Toda instituição luta para marcar o povo e se apropriar de sua força: Partidos, igrejas, bancos, governos, empresas. Todos (as) têm seus “ferros de marcar gado”, todos (as) têm seus currais, seus boiadeiros, seus capatazes e uns remetem aos outros. A apropriação do ser humano na contemporaneidade não é exclusiva, nunca foi. Somos tomados por ideias que, invariavelmente, nos levam ao consumo desenfreado. Nas entrevistas que vi num programa de televisão sobre o fenômeno do “rolezinho”, percebi que o dinheiro que esses jovens e adolescentes têm, utilizam-no para o consumo de marcas, onde realizam, com seus pais, sua entrada triunfal no mundo das aparências, aparentando, de fato, o que são neste momento histórico. Os garotos e as garotas estão em seu momento. Certo. Minha preocupação foi com seus pais, tão adolescentes quanto seus filhos, realizando, nesses últimos, suas adolescências tardias. Um dos pais se sentia orgulhoso de poder dar ao filho o acesso à “roupas de marca” e, certamente, vê-lo na internet com suas centenas de seguidoras e seguidores, exercendo uma liderança virtual com desdobramentos políticos e sociais ainda não bem compreendidos. Uma mãe afirmava que aparência é tudo no mundo contemporâneo. E, para meu desgosto, talvez esteja certa. Não sou contra pais que foram jovens e adolescentes pobres e negados, como eu, terem acesso ao poder de compra e de propiciar aos filhos e às filhas algum conforto e acesso que nunca tiveram. Não gosto da ideia de fazerem isso sem nenhuma reflexão e ponderação.  
Os shoppings reagem com repressão e discriminação contra os “rolezinhos”. Mas onde os jovens irão se encontrar se a propaganda de incentivo ao consumo, a destruição dos espaços públicos de encontro e a transformação de quase tudo em mercadoria indicam os shoppings como espaços privilegiados de encontro?
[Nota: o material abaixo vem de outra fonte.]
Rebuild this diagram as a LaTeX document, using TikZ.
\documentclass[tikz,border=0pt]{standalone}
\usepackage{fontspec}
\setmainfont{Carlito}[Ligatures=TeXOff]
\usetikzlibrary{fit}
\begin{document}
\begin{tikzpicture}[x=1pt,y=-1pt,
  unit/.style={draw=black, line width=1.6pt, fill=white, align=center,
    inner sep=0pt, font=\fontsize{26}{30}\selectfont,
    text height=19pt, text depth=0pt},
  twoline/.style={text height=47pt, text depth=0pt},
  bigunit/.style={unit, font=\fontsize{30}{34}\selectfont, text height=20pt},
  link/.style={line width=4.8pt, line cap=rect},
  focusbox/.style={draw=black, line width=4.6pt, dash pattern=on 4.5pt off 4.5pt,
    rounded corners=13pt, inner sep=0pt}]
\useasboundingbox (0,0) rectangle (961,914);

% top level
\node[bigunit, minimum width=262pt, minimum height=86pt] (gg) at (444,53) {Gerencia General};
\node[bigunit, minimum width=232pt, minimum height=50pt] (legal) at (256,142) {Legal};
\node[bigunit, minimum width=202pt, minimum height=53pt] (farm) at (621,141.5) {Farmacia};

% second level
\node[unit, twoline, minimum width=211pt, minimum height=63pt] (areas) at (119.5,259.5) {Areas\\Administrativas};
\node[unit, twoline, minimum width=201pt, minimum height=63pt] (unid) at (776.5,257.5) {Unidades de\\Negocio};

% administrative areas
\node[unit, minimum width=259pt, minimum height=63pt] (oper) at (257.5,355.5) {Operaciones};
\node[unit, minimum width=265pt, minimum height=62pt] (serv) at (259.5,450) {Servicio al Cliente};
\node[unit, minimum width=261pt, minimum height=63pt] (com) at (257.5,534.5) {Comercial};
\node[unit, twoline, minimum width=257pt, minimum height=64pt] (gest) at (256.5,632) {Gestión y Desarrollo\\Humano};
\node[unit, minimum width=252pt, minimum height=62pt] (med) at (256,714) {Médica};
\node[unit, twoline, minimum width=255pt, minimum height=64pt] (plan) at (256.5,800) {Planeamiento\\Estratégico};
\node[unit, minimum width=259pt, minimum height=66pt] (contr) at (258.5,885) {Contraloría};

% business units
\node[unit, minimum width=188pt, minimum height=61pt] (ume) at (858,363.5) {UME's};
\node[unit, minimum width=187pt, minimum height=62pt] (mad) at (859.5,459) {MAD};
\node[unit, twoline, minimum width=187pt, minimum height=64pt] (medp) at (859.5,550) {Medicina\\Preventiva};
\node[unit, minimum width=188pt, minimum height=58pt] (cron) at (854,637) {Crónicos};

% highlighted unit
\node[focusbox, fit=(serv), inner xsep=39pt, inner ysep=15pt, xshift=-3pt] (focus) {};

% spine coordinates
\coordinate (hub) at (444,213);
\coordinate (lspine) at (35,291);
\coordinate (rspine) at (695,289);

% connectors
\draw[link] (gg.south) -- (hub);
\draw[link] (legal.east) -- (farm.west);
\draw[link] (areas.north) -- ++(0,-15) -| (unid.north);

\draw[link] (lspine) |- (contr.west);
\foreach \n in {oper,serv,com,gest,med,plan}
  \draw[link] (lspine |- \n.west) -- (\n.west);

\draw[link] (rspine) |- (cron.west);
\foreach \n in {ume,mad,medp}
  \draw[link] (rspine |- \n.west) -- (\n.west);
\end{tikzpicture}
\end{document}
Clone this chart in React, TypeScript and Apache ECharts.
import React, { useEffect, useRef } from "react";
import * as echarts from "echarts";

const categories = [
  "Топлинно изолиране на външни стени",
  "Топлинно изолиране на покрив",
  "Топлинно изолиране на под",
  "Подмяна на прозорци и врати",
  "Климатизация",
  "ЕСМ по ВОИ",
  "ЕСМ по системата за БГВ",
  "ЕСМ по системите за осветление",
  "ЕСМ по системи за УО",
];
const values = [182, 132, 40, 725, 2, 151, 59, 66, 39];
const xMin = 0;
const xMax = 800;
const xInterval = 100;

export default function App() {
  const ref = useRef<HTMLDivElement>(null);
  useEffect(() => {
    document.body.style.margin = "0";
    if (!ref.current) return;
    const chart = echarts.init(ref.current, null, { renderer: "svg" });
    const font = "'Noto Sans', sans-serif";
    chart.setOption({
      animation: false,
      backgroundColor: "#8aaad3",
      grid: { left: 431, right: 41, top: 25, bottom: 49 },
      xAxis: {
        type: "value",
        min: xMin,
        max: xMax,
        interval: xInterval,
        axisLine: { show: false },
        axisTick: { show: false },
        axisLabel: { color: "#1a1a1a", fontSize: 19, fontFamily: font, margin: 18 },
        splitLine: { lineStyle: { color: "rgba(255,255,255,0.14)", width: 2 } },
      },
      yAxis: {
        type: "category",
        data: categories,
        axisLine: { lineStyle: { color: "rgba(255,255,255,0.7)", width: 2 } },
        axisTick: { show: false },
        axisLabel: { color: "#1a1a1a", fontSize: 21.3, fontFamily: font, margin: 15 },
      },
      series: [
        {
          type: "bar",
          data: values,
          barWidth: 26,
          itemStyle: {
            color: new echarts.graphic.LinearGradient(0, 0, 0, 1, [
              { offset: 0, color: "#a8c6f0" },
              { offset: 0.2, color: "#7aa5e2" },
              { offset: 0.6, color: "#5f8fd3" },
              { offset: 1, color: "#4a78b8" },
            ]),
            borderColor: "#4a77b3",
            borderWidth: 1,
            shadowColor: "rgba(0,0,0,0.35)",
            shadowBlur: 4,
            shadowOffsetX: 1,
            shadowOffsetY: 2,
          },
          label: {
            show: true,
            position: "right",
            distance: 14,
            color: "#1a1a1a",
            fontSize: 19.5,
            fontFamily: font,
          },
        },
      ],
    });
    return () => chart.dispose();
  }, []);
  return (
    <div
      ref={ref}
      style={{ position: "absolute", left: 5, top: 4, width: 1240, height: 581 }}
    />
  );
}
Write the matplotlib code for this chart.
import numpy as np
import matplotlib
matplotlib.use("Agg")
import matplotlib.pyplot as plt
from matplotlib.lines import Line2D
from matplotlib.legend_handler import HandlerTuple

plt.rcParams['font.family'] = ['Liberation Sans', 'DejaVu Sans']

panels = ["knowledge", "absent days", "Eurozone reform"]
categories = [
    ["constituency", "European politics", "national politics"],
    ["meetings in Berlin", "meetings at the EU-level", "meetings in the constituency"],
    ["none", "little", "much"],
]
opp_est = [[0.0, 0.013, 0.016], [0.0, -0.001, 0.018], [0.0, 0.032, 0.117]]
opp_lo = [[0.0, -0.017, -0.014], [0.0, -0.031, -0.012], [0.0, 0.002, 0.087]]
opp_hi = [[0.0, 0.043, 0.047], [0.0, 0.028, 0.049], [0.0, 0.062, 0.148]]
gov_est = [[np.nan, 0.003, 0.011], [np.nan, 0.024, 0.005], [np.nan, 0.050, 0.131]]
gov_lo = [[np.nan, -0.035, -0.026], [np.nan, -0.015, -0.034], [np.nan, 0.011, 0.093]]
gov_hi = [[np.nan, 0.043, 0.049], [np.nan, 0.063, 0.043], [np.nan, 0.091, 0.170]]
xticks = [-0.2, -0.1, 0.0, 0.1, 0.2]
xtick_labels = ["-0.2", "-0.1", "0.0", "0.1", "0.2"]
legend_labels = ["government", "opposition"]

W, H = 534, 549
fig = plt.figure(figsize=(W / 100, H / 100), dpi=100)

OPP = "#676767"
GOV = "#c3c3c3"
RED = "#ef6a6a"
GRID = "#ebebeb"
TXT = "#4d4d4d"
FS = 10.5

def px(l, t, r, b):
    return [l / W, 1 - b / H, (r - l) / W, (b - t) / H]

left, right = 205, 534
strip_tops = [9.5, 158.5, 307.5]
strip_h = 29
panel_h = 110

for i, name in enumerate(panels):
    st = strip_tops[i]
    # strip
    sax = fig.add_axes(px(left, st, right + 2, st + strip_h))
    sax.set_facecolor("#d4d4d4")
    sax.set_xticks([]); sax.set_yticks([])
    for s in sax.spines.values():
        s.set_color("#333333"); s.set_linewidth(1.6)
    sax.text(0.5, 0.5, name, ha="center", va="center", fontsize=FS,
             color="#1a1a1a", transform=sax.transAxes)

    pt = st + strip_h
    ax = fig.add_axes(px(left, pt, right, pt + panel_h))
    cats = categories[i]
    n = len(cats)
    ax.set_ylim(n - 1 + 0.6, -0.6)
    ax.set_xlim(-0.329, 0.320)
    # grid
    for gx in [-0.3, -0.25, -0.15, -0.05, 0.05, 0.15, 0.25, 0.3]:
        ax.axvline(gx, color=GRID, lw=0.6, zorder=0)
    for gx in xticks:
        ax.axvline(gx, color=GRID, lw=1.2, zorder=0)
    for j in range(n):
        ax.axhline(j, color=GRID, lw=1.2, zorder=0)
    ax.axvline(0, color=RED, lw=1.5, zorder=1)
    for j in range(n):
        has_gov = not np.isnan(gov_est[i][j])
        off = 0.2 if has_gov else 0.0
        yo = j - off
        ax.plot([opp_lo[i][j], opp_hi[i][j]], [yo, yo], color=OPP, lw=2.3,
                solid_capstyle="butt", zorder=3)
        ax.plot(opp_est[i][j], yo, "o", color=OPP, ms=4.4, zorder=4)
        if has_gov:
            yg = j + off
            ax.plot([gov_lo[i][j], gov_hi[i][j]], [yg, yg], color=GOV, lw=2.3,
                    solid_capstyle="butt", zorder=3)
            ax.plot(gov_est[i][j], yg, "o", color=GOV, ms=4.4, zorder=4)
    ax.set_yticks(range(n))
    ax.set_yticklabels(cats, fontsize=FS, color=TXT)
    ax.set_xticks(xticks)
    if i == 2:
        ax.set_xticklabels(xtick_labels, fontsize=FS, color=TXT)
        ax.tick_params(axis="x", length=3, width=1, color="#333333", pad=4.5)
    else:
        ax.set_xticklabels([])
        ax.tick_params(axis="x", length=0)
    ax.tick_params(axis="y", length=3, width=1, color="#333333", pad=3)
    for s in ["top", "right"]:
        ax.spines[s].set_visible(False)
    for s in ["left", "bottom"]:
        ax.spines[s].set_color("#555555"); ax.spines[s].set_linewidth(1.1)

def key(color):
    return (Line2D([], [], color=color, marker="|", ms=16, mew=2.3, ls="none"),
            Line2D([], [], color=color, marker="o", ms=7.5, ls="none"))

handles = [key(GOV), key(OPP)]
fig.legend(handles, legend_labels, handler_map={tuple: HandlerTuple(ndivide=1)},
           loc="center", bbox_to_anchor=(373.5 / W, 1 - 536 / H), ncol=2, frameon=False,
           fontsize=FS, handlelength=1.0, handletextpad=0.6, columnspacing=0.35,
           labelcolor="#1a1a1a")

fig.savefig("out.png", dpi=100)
O rolezinho expressa a contradição do capital em Salvador e demais cidades do mesmo porte. O “rolezinho” só pode ser compreendido nessa “totalidade concreta” que o método dialético oferece.

Nada é isolado. Isolar um fato, um fenômeno, e depois conservá-lo pelo entendimento neste isolamento, é privá-lo de sentido, de explicação, de conteúdo. É imobilizá-lo artificialmente, matá-lo. É transformar a natureza – através do entendimento metafísico num acúmulo de objetos exteriores uns aos outros, num caos de fenômenos (LEFÈBRE, 1975, p.238)


A produção do “rolezinho”, portanto, não é uma fabulação de desocupados, de adolescentes vagabundos, com tendências ao crime, mas um fenômeno que o próprio capitalismo e sua ocupação gananciosa do espaço propicia. O rolezinho é um fenômeno social produzido por adolescentes e jovens que procuram espaços possíveis e concretos de socialização no seio das contradições da ocupação urbana no mundo brasileiro contemporâneo, principalmente em cidades como Salvador, São Paulo, Rio de Janeiro, entre outras. O mundo virtual remete ao real e vice-versa, um alimentando-se do outro, um escondendo o outro e escondendo-se do outro, num jogo de aparências, um reconfigurando o outro, num processo intermitente de construção de novidades, sendo uma dessas, o “rolezinho”. Bom. Agora “vou dar um “rolé” por aí.” 

Joselito da Nair, do Zé, do Rafael, de Ana Lúcia, de Tantas Gentes e de Jesus, O Emanuel
Com a ajuda de
AZEVEDO. Paulo Ormindo de. Violações urbanas. Jornal A Tarde, Salvador, domingo, 19/01/2014.
LEFRÈBRE, Henri. Lógica formal, lógica dialética. Rio de Janeiro: Civilização Brasileira,1975.